Through this research, it was learnt that instead of farmers having to rely on a few large hatcheries far from their communities, a network of community-level hatcheries could be located in the country’s underserved rural regions.

Crucially, these hatcheries would act as local “service hubs”, not only supplying the farmers with day-old chicks but also connecting them to affordable feed, veterinary services, poultry training, and financial credit.

Another key feature is the project’s focus on “dual-purpose” chickens—hardy native breeds improved by geneticists and developed to produce both meat and eggs. While consumer and farmer demand for these breeds is rising across Nigeria, supply has not kept pace. Linking community hatcheries with local farmers producing fertile eggs fixes that.

And the benefits of such a model extend beyond individual farmers. Decentralising hatcheries by necessity creates new business opportunities, especially for women and young people, with new jobs opening for hatchery operators and technicians, for feed suppliers and transporters, for vets and market sellers.

In order to co-develop and refine the DDCDS model, ILRI recently convened an Innovation Package and Scaling Readiness (IPSR) workshop with key stakeholders in Ibadan, Oyo State. This is essential because it takes a whole system—research, finance, logistics, local enterprise—to deliver healthy chicks to rural farmers.

The workshop brought together hatchery operators and breeders, feed producers and vets, chick transporters and poultry geneticists, government agencies and policymakers, microfinance institutions and agricultural extension services, and business advisors and non-governmental organisations.

According to the ILRI technology transfer specialist, Adebola Adebayo, the workshop expertly guided the participants through a structured process to determine potential bottlenecks the project could face and ways to resolve them, as well as what “enablers”— the conditions, capacities, institutions, incentives, and support systems—would help the innovation scale successfully and sustainably. He added that the participants then together developed a phased implementation roadmap for the project.

By scaling this decentralised model, the project team estimates that Nigeria’s rural poultry productivity can be increased by 20 to 30 per cent within the next three years.

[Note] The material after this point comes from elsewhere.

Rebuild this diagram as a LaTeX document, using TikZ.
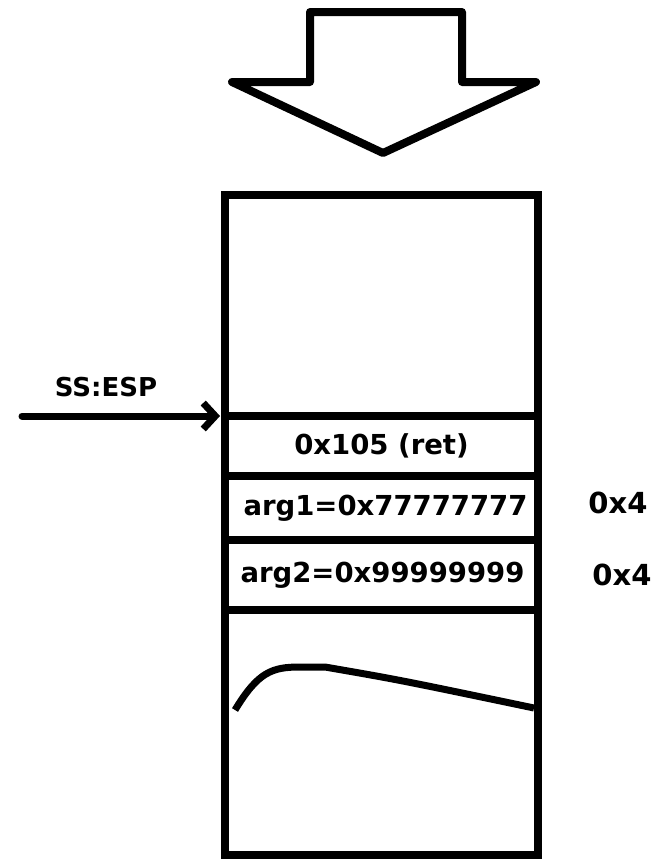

“By 2030, ILRI and its partners aim to operationalise the DDCDS model across five Nigerian states, establishing 15 decentralised delivery systems and directly engage 1,500 farm households. The model is expected to generate approximately 6,000 jobs through hatchery operations and node-level activities along the broader value chain. In addition, the intervention seeks to expand access to affordable meat and eggs for 200,000 households in peri-urban communities.

“Nigeria does not lack demand for poultry. Nor does it lack farmers willing to raise chickens. What it lacks is a system that delivers the right inputs, in the right places, at the right times. The DDCDS approach addresses these gaps directly. By bringing chick hatcheries and poultry inputs closer to the country’s farming communities, we can build more inclusive and efficient supply chains that in turn create more reliable pathways out of poverty,” Adebayo said.

Speaking on the importance of this innovation, an ILRI innovation and scaling expert, Ijudai Jasada, said it will help people in major farming nations lift themselves out of poverty. “It’s smart to start with the assets people already have and build from there. Across Nigeria, even the poorest households raise a few chickens. That, other than human ingenuity, ambition, and muscle, is their major asset.”

Also speaking, the CGIAR scaling and innovation expert, Edwin Kang’ethe, said too many promising solutions to agricultural problems get stuck in their pilot phases (dubbed the “valley of death”) because the researchers developing the solutions are unable to secure the wider partnerships, capacities, and investments needed to reach people at scale.

“To change that, we’re going to have to move those innovations along a pathway to impacts. That’s the premise of a systematic and evidenced-based approach to scaling innovations developed and used by CGIAR called “Scaling Readiness.”